3. Spell out what the client must do. Don't leave client responsibilities vague. Be specific about what they need to provide and what happens if they don't follow your guidance.


The full checklist

Do:

  • Use a signed engagement (SOW) with a clear fee and scope for each job
  • Attach your T&Cs as a schedule to that engagement
  • Cap your liability to something proportionate (e.g. fees paid)
  • Spell out client responsibilities — what they must do and what happens if they don't
  • Link your brand to your legal entity somewhere obvious in your documents

Don't:

  • Assume the T&Cs template you found online fits your actual risk
  • Let your Scope of Work promise things you don't actually deliver
  • Give away indemnities without understanding what they mean
  • Treat every favour as unlimited

How I Can Help

If you're reading this and thinking "this sounds like my paperwork", I work with small service businesses on a fixed-fee basis to:

  • Sanity check your Scope Of Work and Terms & Conditions
  • Align them with what you actually do
  • Reduce the obvious downside risk without turning everything into a 30-page contract

I do this kind of work all the time: short, focused reviews, practical changes, no jargon. If you want a sanity check on your documents, get in touch: contact@browngeek.net.


Final Thoughts

The interesting thing about this project wasn't the drafting. It was the reminder that good paperwork isn't about legal sophistication — it's about matching your documents to your reality.

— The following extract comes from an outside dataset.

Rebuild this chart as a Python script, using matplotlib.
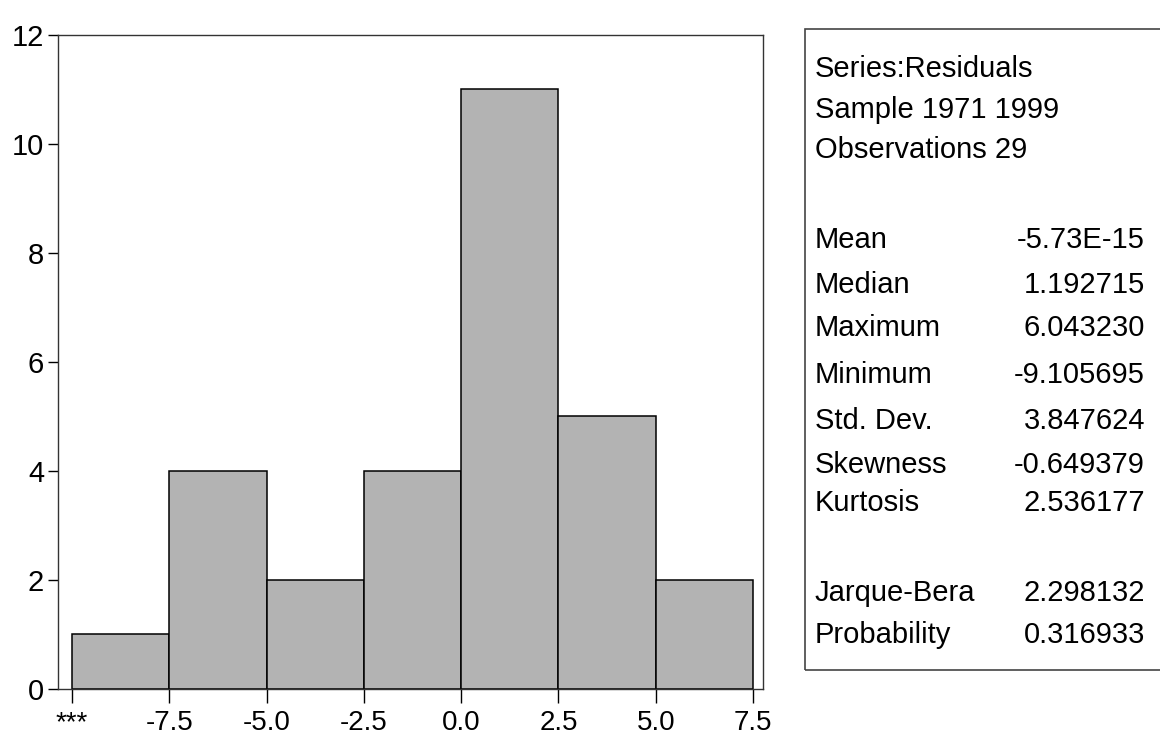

Most small businesses don't need complex contracts. They need clear ones: clear on scope, clear on liability, clear on who's responsible for what.

And professionals — whether you're a lawyer, consultant or any kind of expert — need boundaries. Even when you're helping friends. Especially when you're helping friends.


Disclaimer: This post is a personal reflection and does not constitute legal advice. Every situation is different — if you need legal advice, speak to a qualified lawyer.